By far the most impactful and memorable class I took in university was a figure drawing class I took freshman year. It was great spending six hours a week trying to figure out the human form, but what was really amazing about the course was the professor, Robert Engman.
Robert was actually a sculptor, but apparently he was unhappy with some of the foundational abilities of his students, so set up a figure drawing class loosely modeled on how he had learned to draw at the Rhode Island School of Design. He didn’t care if you were an MFA student, a BFA, or just a random undergraduate from any other school, he just liked mentoring and helping young people learn to see better (which is, after all, the true foundation of art).
In between drawing sessions, Robert would talk. And talk and talk and talk — about pretty much anything. Art, life, yoga, his military service in WWII, the New York art scene of the 1960s. He was one of the least pretentious and most accomplished people I’ve ever met. He could be incredibly demanding, but at the same time he was also always kind and thoughtful*.
Which is why I was so happy to discover that someone has posted an extended interview with Robert from his home studio just outside of Philadelphia. Robert is 89 years old now (and the interview was done a couple of years ago), but his soft voice and eclectic thoughts are just like I remember from when I studied with him, nearly 30 years ago.
In addition to Robert’s incredible range of brilliant insights about life, I also loved his approach to art. In particular, I love how his concept of what is important about art revolved around the artist, not the audience or the critic. He would say things like:
“When you go to a museum and you see an array of finished, so-called important works of art, that doesn’t have much to do with what they’re really about. But if you start to paint yourself, now you find out how closely you locate what painters ultimately come to when they start to invent things of their own.
“There’s a whole world of common human experiences, things we share together, and we can talk about it and have ideas. But there’s one thing that takes place in us that can’t be shared with anyone else, and that’s the connection those things have through us.
“I’ve made I-don’t-know-how-many pieces of art, but I’m the only one who knows what that is. You can show them the things, but that doesn’t tell them what that is.”
“A piece of art is never a finished work. It answers a question which has been asked, and asks a new question.”

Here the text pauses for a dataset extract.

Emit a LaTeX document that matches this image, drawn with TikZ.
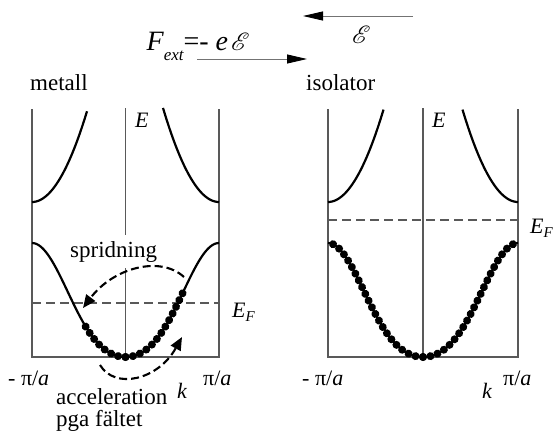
\documentclass[tikz,border=0pt]{standalone}
\usepackage{fontspec}
\setmainfont{Liberation Serif}
\usepackage{mathrsfs}
\usetikzlibrary{arrows.meta,decorations.markings}
\begin{document}
\begin{tikzpicture}[x=1pt,y=-1pt,
 frame/.style={draw=black!65,line width=1.4pt},
 band/.style={draw=black,line width=2.2pt},
 fermi/.style={draw=black!65,line width=1.3pt,dash pattern=on 9pt off 5pt},
 flow/.style={draw=black,line width=2.1pt,dash pattern=on 8pt off 4pt,-{Triangle[length=13pt,width=11pt]}},
 field/.style={draw=black!55,line width=0.9pt,-{Triangle[length=20pt,width=9pt,color=black]}},
 electrons/.style={postaction={decorate},decoration={markings,mark=between positions 0 and 1 step 7.5pt with {\fill[black] (0,0) circle (4pt);}}},
 word/.style={font=\fontsize{23}{23}\selectfont,inner sep=0pt,anchor=base west},
 sym/.style={font=\fontsize{22}{22}\selectfont,inner sep=0pt,anchor=base west},
 declare function={sv(\xx,\cc,\hh)=(1-cos((\xx-\cc)*(180/\hh)))/2; lb(\xx,\cc,\hh)=357-57*sv(\xx,\cc,\hh)*(1+sv(\xx,\cc,\hh)); ub(\xx,\bb)=202-0.030*(\xx-\bb)*(\xx-\bb);}
]
\useasboundingbox (0,0) rectangle (554,432);

% ---------- top: force and field ----------
\node[inner sep=0pt,anchor=base west] (force) at (146.5,50)
  {\fontsize{28}{28}\selectfont\itshape F\raisebox{-10pt}{\fontsize{17}{17}\selectfont ext}\upshape =- \itshape e\hspace{3pt}$\mathscr{E}$};
\node[inner sep=0pt,anchor=base west] (fieldlbl) at (352,43) {\fontsize{28}{28}\selectfont$\mathscr{E}$};
\coordinate (fA) at (197,59);
\coordinate (fB) at (307,59);
\draw[field] (fA) -- (fB);
\coordinate (eA) at (413,16);
\coordinate (eB) at (303,16);
\draw[field] (eA) -- (eB);

\node[word] (metall) at (30,90.7) {metall};
\node[word] (isolator) at (306,90.7) {isolator};

% ---------- left panel: metal ----------
\draw[frame] (32,109) -- (32,357) -- (219,357) -- (219,109);
\draw[frame] (125.5,108) -- (125.5,235);
\draw[frame] (125.5,268) -- (125.5,357);
\draw[fermi] (32,303) -- (219,303);
\draw[band] plot[domain=32:87,samples=40,smooth] (\x,{ub(\x,32)});
\draw[band] plot[domain=163:219,samples=40,smooth] (\x,{ub(\x,219)});
\draw[band] plot[domain=32:219,samples=90,smooth] (\x,{lb(\x,125.5,93.5)});
\path[electrons] plot[domain=0:43.5,samples=60] ({125.5-\x},{lb(125.5-\x,125.5,93.5)});
\path[electrons] plot[domain=0:58,samples=60] ({125.5+\x},{lb(125.5+\x,125.5,93.5)});

\node[sym] (Eleft) at (135,127) {\itshape E};
\node[sym] (EFleft) at (232,317) {\itshape E\raisebox{-4pt}{\fontsize{15}{15}\selectfont F}};
\node[word] (spridning) at (70,257) {spridning};
\node[sym] (kminL) at (8,385) {- π/\textit{a}};
\node[sym] (kmaxL) at (203,385) {π/\textit{a}};
\node[sym] (kL) at (177,398) {\itshape k};
\node[word] (acc) at (56,404) {acceleration};
\node[word] (pga) at (56,426) {pga fältet};

\coordinate (sprA) at (184,277);
\coordinate (sprB) at (83,308);
\draw[flow] (sprA) .. controls (160,255) and (113,268) .. (sprB);
\coordinate (accA) at (100,365);
\coordinate (accB) at (182,337);
\draw[flow] (accA) .. controls (115,390) and (158,380) .. (accB);

% ---------- right panel: insulator ----------
\draw[frame] (328,109) -- (328,357) -- (518,357) -- (518,109);
\draw[frame] (423,108) -- (423,357);
\draw[fermi] (328,220) -- (518,220);
\draw[band] plot[domain=328:383.5,samples=40,smooth] (\x,{ub(\x,328)});
\draw[band] plot[domain=462.5:518,samples=40,smooth] (\x,{ub(\x,518)});
\draw[band] plot[domain=328:518,samples=90,smooth] (\x,{lb(\x,423,95)});
\path[electrons] plot[domain=0:90,samples=70] ({423-\x},{lb(423-\x,423,95)});
\path[electrons] plot[domain=0:90,samples=70] ({423+\x},{lb(423+\x,423,95)});

\node[sym] (Eright) at (432,127) {\itshape E};
\node[sym] (EFright) at (530,233) {\itshape E\raisebox{-4pt}{\fontsize{15}{15}\selectfont F}};
\node[sym] (kminR) at (302,385) {- π/\textit{a}};
\node[sym] (kmaxR) at (503,385) {π/\textit{a}};
\node[sym] (kR) at (482,398) {\itshape k};
\end{tikzpicture}
\end{document}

And I loved how comfortable he was with commercialism. He used to talk about how the “proper” size for an artwork was the minimum you needed to explore an idea. Big works which were big for no reason were basically pretentious nonsense. However, he was also aware that artists need to eat, so if you took your minimalist idea and blew it up huge to make some money, that was totally all right. As Robert used to say:
“Two-thirds art, one-third paying the rent is fine. One-third art and two-thirds paying the rent is fine, too. As long as it all isn’t just to pay the rent.”
Which is good advice, considering his “Triune” sculpture, near Philadelphia City Hall, is pretty frickin’ huge.
Anyhow, if you have the time, take a listen. I hope you’ll find him as fascinating, brilliant, and wonderful as I do.
*Note: This is 2017, when all our idols are revealed have feet of clay. So if Robert turns out to be a Balrog in human form or something similarly terrible, apologies in advance.